Whole Foods Nutrition Facts

$5.6 billion company

191 stores in the U.S. and U.K.; 41,500 employees; eight distribution centers; seven regional bake houses; four subsidiaries (like Allegro Coffee Company); and a number-five slot in Fortune's 100 Best Companies to Work For.

Vitamins and Minerals:
Employees pick their own benefits packages through a companywide vote every three years. Whole Foods covers 100 percent of the health-insurance premiums for workers who have already logged 800 hours and put in at least 30 hours per week.

Whole Foods purchases more wind-energy credits than any other Fortune 500 company—enough to run all U.S. and Canada stores.

Recently spent $26 million for organic beef raised and slaughtered by Country Natural Beef, a co-op in the Pacific Northwest. The purchase helped preserve four million acres of open space.

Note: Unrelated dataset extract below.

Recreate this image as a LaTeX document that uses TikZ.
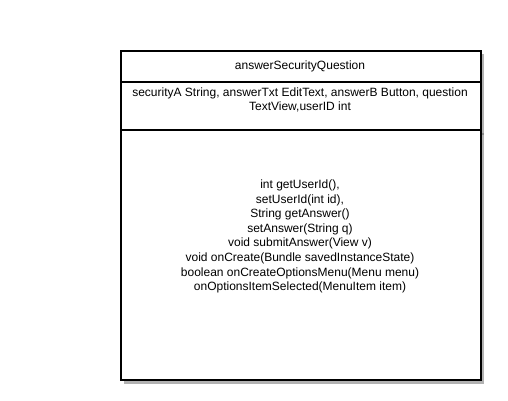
\documentclass[tikz,border=0pt]{standalone}
\usepackage{fontspec}
\setmainfont{Liberation Sans}
\begin{document}
\begin{tikzpicture}[x=1pt,y=-1pt,
  txt/.style={font=\fontsize{12}{14.6}\selectfont, align=center, inner sep=0pt},
  border/.style={draw=black, line width=2pt},
  shade/.style={fill=black!30}]
\useasboundingbox (0,0) rectangle (508,400);
% shadow
\fill[shade] (124,54) rectangle (484,383.5);
\draw[black!30, line width=1.5pt] (480,86) -- (484,86);
\draw[black!45, line width=1.5pt] (480,134) -- (484,134);
% class box
\node[border, fill=white, minimum width=360pt, minimum height=329pt, anchor=north west, inner sep=0pt] (cls) at (120,50) {};
\coordinate (d1) at (0,82);
\coordinate (d2) at (0,130);
\draw[border] (cls.west |- d1) -- (cls.east |- d1);
\draw[border] (cls.west |- d2) -- (cls.east |- d2);
% texts
\node[txt] (title) at (300,66) {answerSecurityQuestion};
\node[txt] (attrs) at (300,100) {securityA String, answerTxt EditText, answerB Button, question\\TextView,userID int};
\node[txt] (meths) at (300,236.5) {int getUserId(),\\setUserId(int id),\\String getAnswer()\\setAnswer(String q)\\void submitAnswer(View v)\\void onCreate(Bundle savedInstanceState)\\boolean onCreateOptionsMenu(Menu menu)\\onOptionsItemSelected(MenuItem item)};
\end{tikzpicture}
\end{document}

Whole Foods Market Private Label Organic Milk comes from (and supports) 533 midsize farms (66 cattle per herd) in the Midwest.

Total Sugars:
Stock is up more than 1,971 percent since the company went public in January 1992.

Fat Content:
Mackey's annual salary: $1.Starting in 2007, in lieu of a paycheck that he no longer needs, Mackey will contribute $100,000 annually to an emergency-relief fund.